Я не сразу заметила скрытый деревьями кирпичный дом. Только в тот день, когда мне пришлось искать, где укрыться от дождя, я его разглядела.
На большой двери из темного дерева висела табличка – часы работы кабинета диковинок, который вряд ли привлекал толпы, ибо, кроме меня, никто в то утро не открыл входную дверь.
Я оказалась в полутемном холле с очень высоким потолком, освещенном окном над лестницей, когда первые капли дождя застучали по листьям. Глаза постепенно привыкли к полумраку, и я разглядела большой стол, на котором валялись рекламки, а прямо передо мной уходила наверх винтовая лестница. У меня было странное чувство, будто я вторглась в чей-то дом: вот сейчас по ступенькам спустится хозяин и спросит, что я здесь делаю. Но ничего такого не произошло.
В большом холле было так тихо, что я слышала удары собственного сердца, гулко отдававшиеся в пустоте. За окном шел дождь, тихонько шелестя, настоящий весенний дождик, и я вдруг спросила себя, опадут ли с деревьев листья под действием радиоактивной влаги.
Мужчина лет пятидесяти в синем халате появился на пороге маленького помещения, должно быть служившего кухонькой: я услышала свист чайника. Он был маленького роста, круглые очки в черной оправе придавали ему серьезный и слегка надменный вид глубоководной рыбы. Он посмотрел на меня с гневом, как будто, вздумав посетить музей, я нанесла ему личное оскорбление, и нехотя продал мне билет.

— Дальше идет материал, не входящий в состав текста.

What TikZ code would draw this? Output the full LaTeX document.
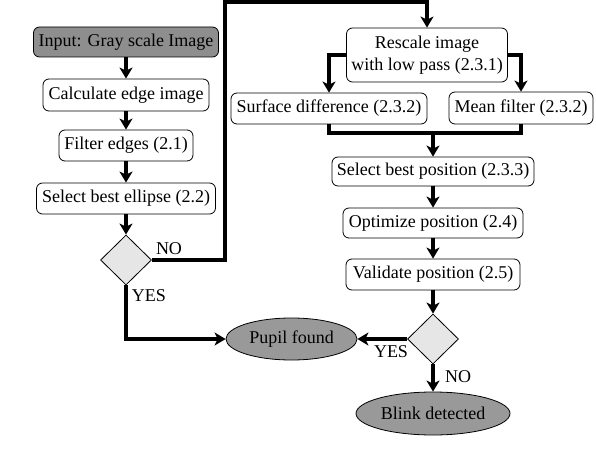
\documentclass[tikz,border=0pt]{standalone}
\usepackage{fontspec}
\setmainfont{Liberation Serif}
\usetikzlibrary{shapes.geometric,arrows.meta}
\definecolor{dgray}{HTML}{8E8E8E}
\definecolor{egray}{HTML}{999999}
\definecolor{lgray}{HTML}{E6E6E6}
\begin{document}
\begin{tikzpicture}[x=1pt,y=-1pt,
  every node/.style={font=\fontsize{18}{22}\selectfont},
  box/.style={draw,rounded corners=6pt,line width=0.8pt,inner sep=0pt,align=center},
  dia/.style={draw,diamond,fill=lgray,line width=0.8pt,inner sep=0pt,minimum width=51pt,minimum height=50pt},
  oval/.style={draw,ellipse,fill=egray,line width=0.8pt,inner sep=0pt},
  conn/.style={line width=4pt},
  arr/.style={line width=4pt,-{Stealth[length=11pt,width=13pt,inset=3pt]}},
  lbl/.style={inner sep=0pt}]
\useasboundingbox (0,0) rectangle (596,470);
\fill[white] (0,0) rectangle (596,470);
% left column
\node[box,fill=dgray,minimum width=185pt,minimum height=30pt] (in) at (126,42) {Input: Gray scale Image};
\node[box,minimum width=166pt,minimum height=32pt] (calc) at (126,95) {Calculate edge image};
\node[box,minimum width=134pt,minimum height=31pt] (filt) at (126,145.5) {Filter edges (2.1)};
\node[box,minimum width=179pt,minimum height=31pt] (sel) at (126,198.5) {Select best ellipse (2.2)};
\node[dia] (d1) at (126,260) {};
% right column
\node[box,minimum width=161pt,minimum height=54pt] (resc) at (427,55) {Rescale image\\with low pass (2.3.1)};
\node[box,minimum width=196pt,minimum height=31pt] (surf) at (329,108.5) {Surface difference (2.3.2)};
\node[box,minimum width=144pt,minimum height=32pt] (mean) at (521,108) {Mean filter (2.3.2)};
\node[box,minimum width=202pt,minimum height=29pt] (best) at (433,171.5) {Select best position (2.3.3)};
\node[box,minimum width=180pt,minimum height=30pt] (opt) at (433,223) {Optimize position (2.4)};
\node[box,minimum width=174pt,minimum height=31pt] (val) at (433,274.5) {Validate position (2.5)};
\node[dia] (d2) at (433,339) {};
\node[oval,minimum width=131pt,minimum height=42pt] (pupil) at (291.5,339) {Pupil found};
\node[oval,minimum width=154pt,minimum height=43pt] (blink) at (433,413.5) {Blink detected};
% labels
\node[lbl] (no1) at (169,249) {NO};
\node[lbl] (yes1) at (149,296) {YES};
\node[lbl] (yes2) at (391,352) {YES};
\node[lbl] (no2) at (458,377) {NO};
% coordinates
\coordinate (c1) at (225,2);
\coordinate (j) at (433,133);
% connectors
\draw[arr] (in) -- (calc);
\draw[arr] (calc) -- (filt);
\draw[arr] (filt) -- (sel);
\draw[arr] (sel) -- (d1);
\draw[arr] (d1.east) -| (c1) -| (resc.north);
\draw[arr] (resc.west) -| (surf.north);
\draw[arr] (resc.east) -| (mean.north);
\draw[conn] (surf.south) |- (j) -| (mean.south);
\draw[arr] (j) -- (best.north);
\draw[arr] (best) -- (opt);
\draw[arr] (opt) -- (val);
\draw[arr] (val) -- (d2);
\draw[arr] (d2.west) -- (pupil.east);
\draw[arr] (d2.south) -- (blink.north);
\draw[arr] (d1.south) |- (pupil.west);
\end{tikzpicture}
\end{document}
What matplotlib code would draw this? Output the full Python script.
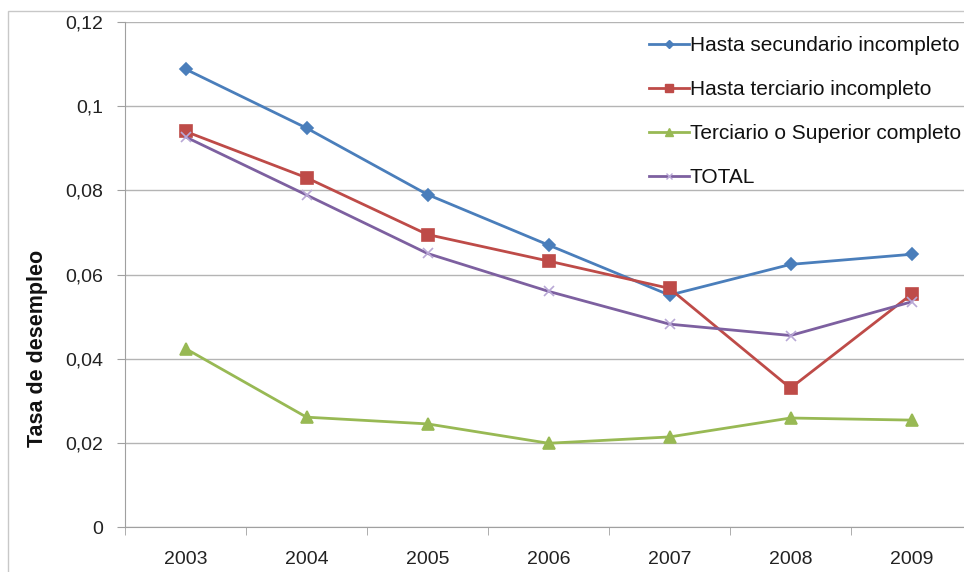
import matplotlib
matplotlib.use("Agg")
import matplotlib.pyplot as plt
from matplotlib.lines import Line2D
from matplotlib.patches import Rectangle

plt.rcParams['font.family'] = ['Liberation Sans', 'DejaVu Sans']

years = ["2003", "2004", "2005", "2006", "2007", "2008", "2009"]
secundario_incompleto = [0.1088, 0.0948, 0.0790, 0.0670, 0.0551, 0.0624, 0.0648]
terciario_incompleto = [0.0940, 0.0830, 0.0695, 0.0632, 0.0567, 0.0330, 0.0553]
terciario_completo = [0.0424, 0.0261, 0.0245, 0.0199, 0.0214, 0.0259, 0.0254]
total = [0.0927, 0.0789, 0.0650, 0.0560, 0.0482, 0.0455, 0.0535]

series_labels = ["Hasta secundario incompleto", "Hasta terciario incompleto",
                 "Terciario o Superior completo", "TOTAL"]
y_ticks = [0, 0.02, 0.04, 0.06, 0.08, 0.1, 0.12]
y_tick_labels = ["0", "0,02", "0,04", "0,06", "0,08", "0,1", "0,12"]

W, H = 964, 572
fig = plt.figure(figsize=(W / 100, H / 100), dpi=100)
fig.patch.set_facecolor("white")

# outer chart frame
fig.patches.append(Rectangle((8 / W, -0.05), 1.1, 1 - 11 / H + 0.05,
                             transform=fig.transFigure, fill=False,
                             edgecolor="#c8c8c8", linewidth=1.0))

left, right, top, bottom = 125, 972, 22, 527
ax = fig.add_axes([left / W, 1 - bottom / H, (right - left) / W, (bottom - top) / H])
ax.set_facecolor("none")

x = list(range(len(years)))
styles = [
    (secundario_incompleto, "#4a7ebb", "D", 6, "#4a7ebb"),
    (terciario_incompleto, "#be4b48", "s", 8, "#be4b48"),
    (terciario_completo, "#98b954", "^", 8, "#98b954"),
    (total, "#7d60a0", "x", 7, "#b9a8d6"),
]
handles = []
for (vals, color, marker, ms, mcolor), label in zip(styles, series_labels):
    ax.plot(x, vals, color=color, linewidth=2.0, marker=marker, markersize=ms,
            markerfacecolor=mcolor, markeredgecolor=mcolor, markeredgewidth=1.2,
            zorder=3, clip_on=False)
    handles.append(Line2D([0], [0], color=color, linewidth=2.0, marker=marker,
                          markersize=ms * 0.7, markerfacecolor=mcolor,
                          markeredgecolor=mcolor, label=label))

ax.set_xlim(-0.5, len(years) - 0.5)
ax.set_ylim(0, 0.12)
ax.set_yticks(y_ticks)
ax.set_yticklabels(y_tick_labels)
ax.yaxis.grid(True, color="#b4b4b4", linewidth=1.0)
ax.set_axisbelow(True)

# category labels centred, tick marks between categories
ax.set_xticks(x)
ax.set_xticklabels(years)
ax.set_xticks([i - 0.5 for i in range(len(years) + 1)], minor=True)
ax.tick_params(axis="x", which="major", length=0, pad=17, labelsize=14, labelcolor="#222222")
ax.tick_params(axis="x", which="minor", length=6, color="#a0a0a0", direction="out")
ax.tick_params(axis="y", length=6, color="#a0a0a0", labelsize=14, labelcolor="#222222", pad=10)

for side in ("top", "right"):
    ax.spines[side].set_visible(False)
ax.spines["left"].set_color("#a0a0a0")
ax.spines["bottom"].set_color("#a0a0a0")

fig.text(38 / W, 1 - 348 / H, "Tasa de desempleo", rotation=90, ha="center",
         va="center", fontsize=15.5, fontweight="bold", color="#111111")

leg = fig.legend(handles=handles, loc="upper left", bbox_to_anchor=(649 / W, 1 - 36 / H),
                 frameon=False, fontsize=15, handlelength=1.9, handletextpad=0.05,
                 labelspacing=1.2, borderpad=0, borderaxespad=0)
for t in leg.get_texts():
    t.set_color("#111111")

fig.savefig("out.png", dpi=100)
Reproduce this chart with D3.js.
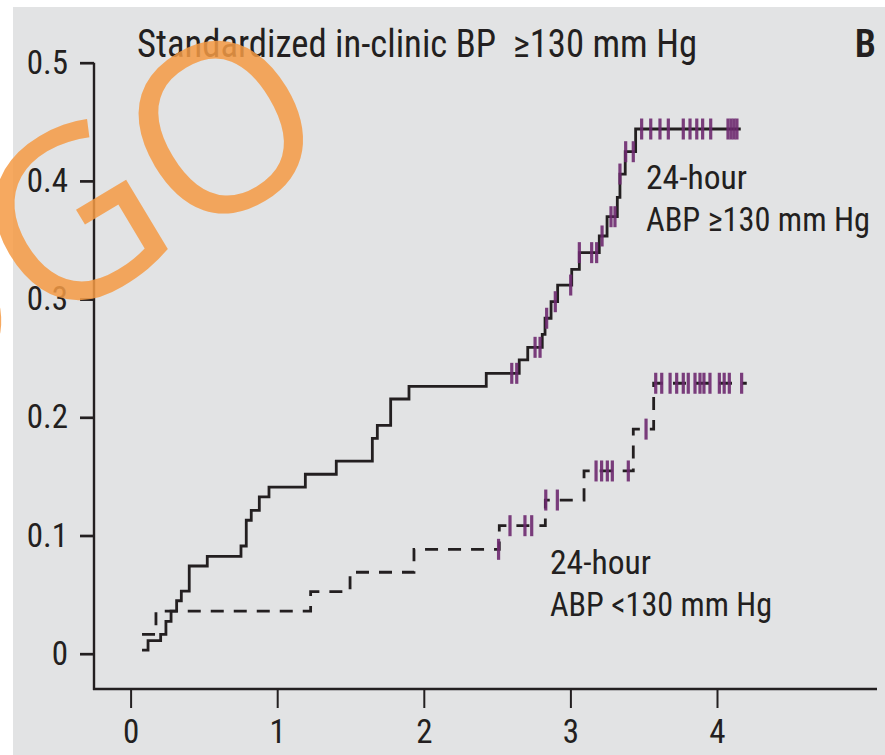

– Я должен вам сообщить, что здесь выставлена коллекция, основанная в начале восемнадцатого века семьей Ринальди, которую ее потомки пополняли до передачи парка и господского дома в дар городу.
Он с нажимом произнес «господского дома», видимо подчеркивая то ли значимость, то ли знатность.
– Каждое поколение, – продолжал он с важным видом, – добавляло новые экспонаты в соответствии со своими интересами и развитием науки. Так сложилась эта коллекция, очень богатая, хотя на первый взгляд несколько разнородная. Каждое поколение тяготело к своей области. Были, в частности, увлечение этнологией, экспедиция к инуитам, еще одна в Африку южнее Сахары; позже некоторые дамы проявили интерес к паранормальным наукам. Медицина тоже была излюбленной областью господина Ринальди, прапрадеда госпожи Ринальди, которая завещала парк и дом городу. В кабинете диковинок есть, например, экспонаты, позволяющие наблюдать человеческий зародыш в развитии. Увидите, все это очень интересно. Позволю себе особенно порекомендовать вам собрание зала номер три на втором этаже.